Saturday, September 01, 2012

My Breaducation

I have been making my family's bread now for about 3 years, on and off, as my travel schedule allows. Sometimes I work from home but I do tend to travel quite a bit for work. In the past, I have made dough ahead of time for hubby so he can just rise-and-bake a loaf if I'm not there to do it.  Luckily for me, I've been at home for most of this summer and could really learn a few new things to add to my "breaducation". Can't take credit for it, although it made me laugh when he said it, because my husband has really nailed down the experience. At least for me.  I'm a constant student.

This year's focus, aside for French Macarons and learning to make cheese, has been on the finer points of bread making.  When I say "finer" points, I may be delving a bit too deeply for most folks, but what I'm really talking about are the raw ingredients used to make bread: water, yeast, flour, etc.

Now, this came about naturally so it wasn't out of any obsession really, but more related to my ongoing quests for sourcing locally grown and produced goods, such as flour.  During my quest to find pasture-raised and organic meat, I also began to understand this state's storied and historical past in the grain industry, primarily in milling.  Falling down a rabbit hole kinda describes it.  Locating Cazzi for my piggie was just the first step into my local sourcing project I began at the start of this year.

This is how I stumbled upon Sunrise Flour Mill, run by Marty and Darrold, whom I had the pleasure to meet in August.  They sell their flour at the Mill City Farmer's Market in downtown Minneapolis so one summer weekend, the hubs and I paid them a visit to try out their flour.  Marty promised me an epiphany by using freshly milled flour and her enthusiasm flooded me with excitement, too.  Darrold was too busy discussing the finer points of milling with hubby, but I couldn't hardly wait to get home with our loot to see this for myself.
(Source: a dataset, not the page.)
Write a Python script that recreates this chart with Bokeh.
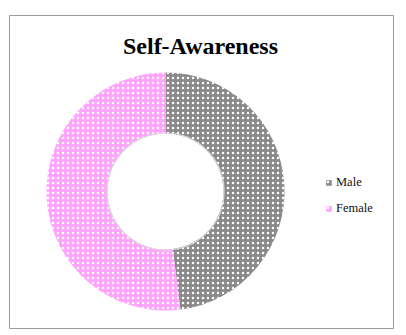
import math
from bokeh.plotting import figure
from bokeh.models import ColumnDataSource, Label, Legend, LegendItem
from bokeh.embed import file_html
from bokeh.resources import INLINE

# ---- data ----
categories = ["Male", "Female"]
values = [48, 52]
colors = ["#8A8A8A", "#FFA3FF"]
title_text = "Self-Awareness"

# ---- derived wedge angles (start at 12 o'clock, clockwise) ----
total = float(sum(values))
starts, ends = [], []
acc = 0.0
for v in values:
    s = math.pi / 2 - acc / total * 2 * math.pi
    acc += v
    e = math.pi / 2 - acc / total * 2 * math.pi
    starts.append(s)
    ends.append(e)

src = ColumnDataSource(dict(cat=categories, val=values, color=colors,
                            start=starts, end=ends))

W, H = 406, 335
ml, mt, mr, mb = 9, 15, 13, 7
fw, fh = W - ml - mr, H - mt - mb

p = figure(width=W, height=H, output_backend="svg", toolbar_location=None,
           x_range=(0, fw), y_range=(0, fh),
           min_border_left=ml, min_border_top=mt,
           min_border_right=mr, min_border_bottom=mb)
p.axis.visible = False
p.grid.visible = False
p.outline_line_color = "#9a9a9a"
p.outline_line_width = 1
p.background_fill_color = "white"
p.border_fill_color = "white"

cx, cy = 156, 137
r = p.annular_wedge(x=cx, y=cy, inner_radius=58, outer_radius=119,
                    start_angle="start", end_angle="end", direction="clock",
                    fill_color="color", line_color=None,
                    hatch_pattern="dot", hatch_color="white",
                    hatch_scale=5, hatch_weight=0.4, source=src)

# soft shadow edge around the hole
p.circle(x=cx, y=cy, radius=58.5, fill_color=None, line_color="#d8d8d8", line_width=1.2)

items = [LegendItem(label=c, renderers=[r], index=i) for i, c in enumerate(categories)]
legend = Legend(items=items, location=(316, 112), orientation="vertical",
                glyph_width=7, glyph_height=7, label_height=14, spacing=11,
                label_standoff=4, padding=0, margin=0,
                border_line_color=None, background_fill_alpha=0,
                label_text_font="Liberation Serif", label_text_font_size="12.5px",
                label_text_color="#111111")
p.add_layout(legend, "center")

title = Label(x=191, y=283, text=title_text, text_align="center",
              text_baseline="middle", text_font="Liberation Serif",
              text_font_style="bold", text_font_size="24px", text_color="black")
p.add_layout(title)

open("out.html", "w").write(file_html(p, INLINE))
What I have come to truly understand is that flour, when bought from commercial ag businesses such as Con-Agra, etc. is essentially dead, robbed completely of the nutrients and minerals.  Not only is it dead, but flour companies do not bother to tell you a thing about the flour you buy, such as WHERE the grain was grown, WHERE the grain was milled, WHAT kind of grain was used, WHEN the grain was grown, WHEN the grain was milled and WHAT ELSE was used in the milling of this grain. Don't even get me started about BLEACHED flour... think about it a second and see if you agree with putting bleach on any food you eat just to make it whiter. This ain't laundry, folks. This is nutrition, sustenance for your belly and minds...
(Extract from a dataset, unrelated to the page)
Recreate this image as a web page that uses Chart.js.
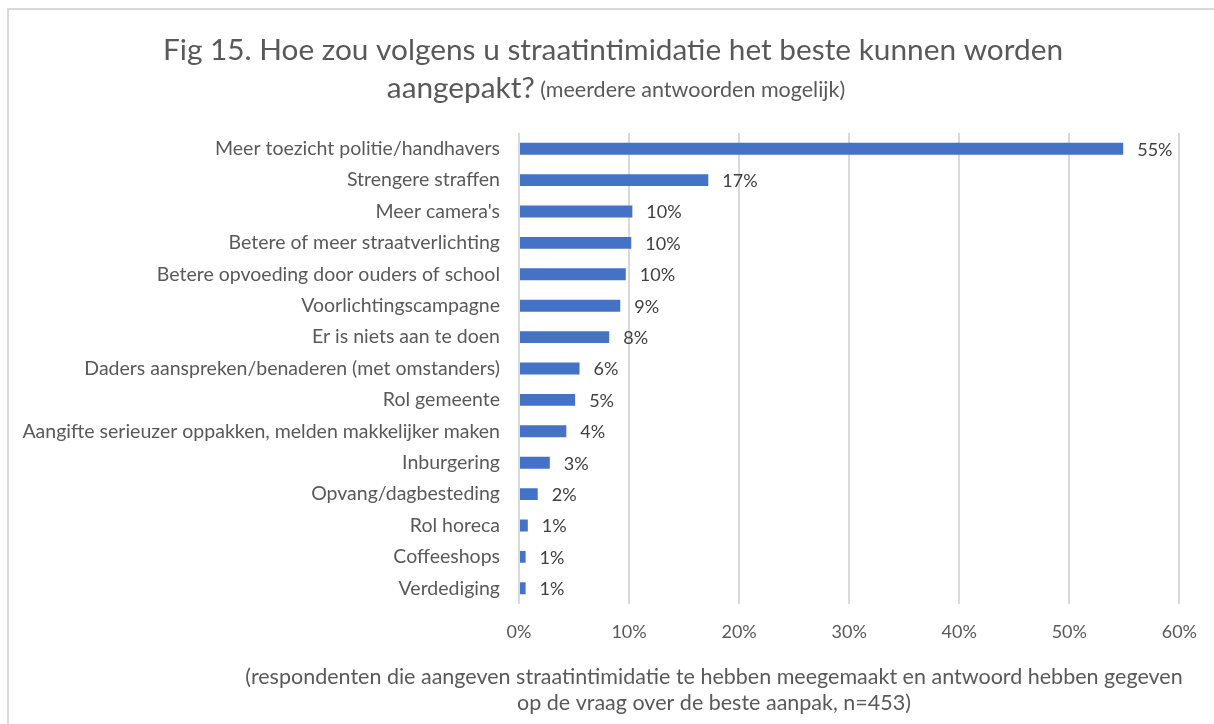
<!DOCTYPE html>
<html>
<head>
<meta charset="utf-8">
<script src="https://cdn.jsdelivr.net/npm/chart.js@4"></script>
<style>
  html, body { margin: 0; padding: 0; background: #fff; }
  #frame { position: absolute; left: 7px; top: 8px; width: 1300px; height: 800px;
           border-left: 2px solid #d9d9d9; border-top: 2px solid #d9d9d9; }
  #wrap { position: absolute; left: 0; top: 0; width: 1214px; height: 724px; }
</style>
</head>
<body>
<div id="frame"></div>
<div id="wrap"><canvas id="chart" width="1214" height="724"></canvas></div>
<script>
const categories = [
  "Meer toezicht politie/handhavers",
  "Strengere straffen",
  "Meer camera's",
  "Betere of meer straatverlichting",
  "Betere opvoeding door ouders of school",
  "Voorlichtingscampagne",
  "Er is niets aan te doen",
  "Daders aanspreken/benaderen (met omstanders)",
  "Rol gemeente",
  "Aangifte serieuzer oppakken, melden makkelijker maken",
  "Inburgering",
  "Opvang/dagbesteding",
  "Rol horeca",
  "Coffeeshops",
  "Verdediging"
];
const values = [54.9, 17.2, 10.3, 10.2, 9.7, 9.2, 8.2, 5.5, 5.1, 4.3, 2.8, 1.7, 0.8, 0.6, 0.6];
const labels = ["55%", "17%", "10%", "10%", "10%", "9%", "8%", "6%", "5%", "4%", "3%", "2%", "1%", "1%", "1%"];

const titleLine1 = "Fig 15. Hoe zou volgens u straatintimidatie het beste kunnen worden";
const titleLine2a = "aangepakt?";
const titleLine2b = " (meerdere antwoorden mogelijk)";
const footLine1 = "(respondenten die aangeven straatintimidatie te hebben meegemaakt en antwoord hebben gegeven";
const footLine2 = "op de vraag over de beste aanpak, n=453)";

const FONT = "Lato, 'Open Sans', sans-serif";

const barLabels = {
  id: "barLabels",
  afterDatasetsDraw(chart) {
    const ctx = chart.ctx;
    ctx.save();
    ctx.font = "18px " + FONT;
    ctx.fillStyle = "#404040";
    ctx.textAlign = "left";
    ctx.textBaseline = "middle";
    chart.getDatasetMeta(0).data.forEach((bar, i) => {
      ctx.fillText(labels[i], bar.x + 14, bar.y + 1);
    });
    ctx.restore();
  }
};

const texts = {
  id: "texts",
  afterDraw(chart) {
    const ctx = chart.ctx;
    ctx.save();
    ctx.fillStyle = "#595959";
    ctx.textBaseline = "middle";
    ctx.textAlign = "center";
    ctx.font = "29.8px " + FONT;
    ctx.fillText(titleLine1, 613, 50);
    // second line mixes two sizes
    ctx.textAlign = "left";
    const bigFont = "29.8px " + FONT, smallFont = "21.5px " + FONT;
    ctx.font = bigFont;
    const wa = ctx.measureText(titleLine2a).width;
    ctx.font = smallFont;
    const wb = ctx.measureText(titleLine2b).width;
    let x = 616 - (wa + wb) / 2;
    ctx.font = bigFont;
    ctx.fillText(titleLine2a, x, 88);
    ctx.font = smallFont;
    ctx.fillText(titleLine2b, x + wa, 90);
    ctx.textAlign = "center";
    ctx.font = "21.5px " + FONT;
    ctx.fillText(footLine1, 714, 677);
    ctx.fillText(footLine2, 714, 703);
    ctx.restore();
  }
};

new Chart(document.getElementById("chart"), {
  type: "bar",
  data: {
    labels: categories,
    datasets: [{
      data: values,
      backgroundColor: "#4472C4",
      barPercentage: 0.38,
      categoryPercentage: 1
    }]
  },
  options: {
    indexAxis: "y",
    responsive: false,
    animation: false,
    layout: { padding: { top: 133, left: 0, right: 33, bottom: 80 } },
    plugins: { legend: { display: false }, tooltip: { enabled: false } },
    scales: {
      x: {
        min: 0, max: 60,
        ticks: { stepSize: 10, callback: (v) => v + "%", color: "#595959",
                 font: { family: FONT, size: 18 }, padding: 17 },
        grid: { color: "#d9d9d9", lineWidth: 2, drawTicks: false },
        border: { display: false },
        afterFit: (s) => { s.height = 40; }
      },
      y: {
        ticks: { color: "#595959", font: { family: FONT, size: 19.5 }, padding: 19, autoSkip: false },
        grid: { display: false, drawTicks: false },
        border: { display: false },
        afterFit: (s) => { s.width = 519; }
      }
    }
  },
  plugins: [barLabels, texts]
});
</script>
</body>
</html>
Talk about thought provoking.

Needless to say, Marty was right. An epiphany is really quite the understatement as now my eyes are as wide open as my mouth. LOL!  I mean, really, why has it taken me so long to get in touch with this simple truth?  Especially when you look at how much "grain" most Americans, indeed most humans, now consume.  I'm not quite ready to give up on grains and go Paleo, but I am committed to learning more about the foods my household consumes regularly and for us, that means taking a deeper look into wheat.
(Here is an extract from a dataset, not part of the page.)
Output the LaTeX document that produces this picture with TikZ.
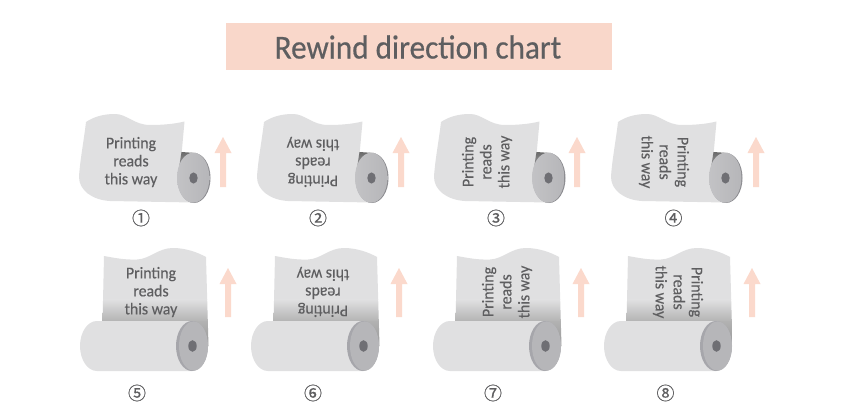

Without boring the heck out of you who don't have this deep of an interest, suffice it to say that not only does freshly ground wheat make a significant difference in the taste of the baked goods, but it is worlds apart in texture and the bread's ability to rise properly. The texture is incomparable. And the nutritional content is actually in tact.

I had such an enlightened experience.  My first experience was a whole wheat and oatmeal bread, made with 100% whole wheat (Heritage Turkey Red) and I became very excited just as I started to mix the dough because it behaved differently!  When the dough stretched, you could see gluten strands developing right in the bowl. When I put the dough in the proofing container to rise, it was fluffy, not heavy and brick-like as my typical whole wheat breads often appear.  Within an hour, the dough had risen majestically, fully doubled.  When I put the bread into the Pullman pan, it had re-risen within a half hour, ready for baking. Truly, a first for me. My experience is that whole wheat breads never quite have the lift and rise of white flour and somehow, because of this consistent yet poor performance, I was just resigned to this as a fact of wheat.

Boy, was I wrong.  Not a fact at all, but pure fiction derived out of using very poor flour.  Oh, it looks ok... But nutritionally, it is as dead as a cardboard coffin.  Previously, I had blamed a sensitivity to wheat for my sometimes-grumbly belly just after eating bread, but in reality, I have a sensitivity to dead or rancid wheat.

Without going into the gory details, wheat products, ALL wheat products, go rancid after a period of time. It has a lot to do with processing (how little or much), storage (light and air exposure) and how much of the bran has been left in tact.  The bran is the part that makes wheat good for you and provides fiber but it's also the part that goes bad the quickest.  When wheat is "cracked" and processed, this bran begins to react with light and oxygen and starts to deteriorate quickly. This is the reason that most of our wheat is stripped of it's fiber, bleached and refined so heavily. It is an attempt by flour providers to extend the product's shelf life, but what do most Americans know about wheat's shelf life?  Did you know that your flour can go bad? I didn't. At first.

Just like olive oils, vegetable oils and animal fats, grain products can go rancid when not properly stored away from light and oxygen. Grain products actually have a relatively short shelf life. As with most food products, fresh is not only best, it provides a healthier, more nutritious product as processed grains begin to deteriorate rapidly. Take a whiff of your flour next time and see if you detect a "staleness" to the odor.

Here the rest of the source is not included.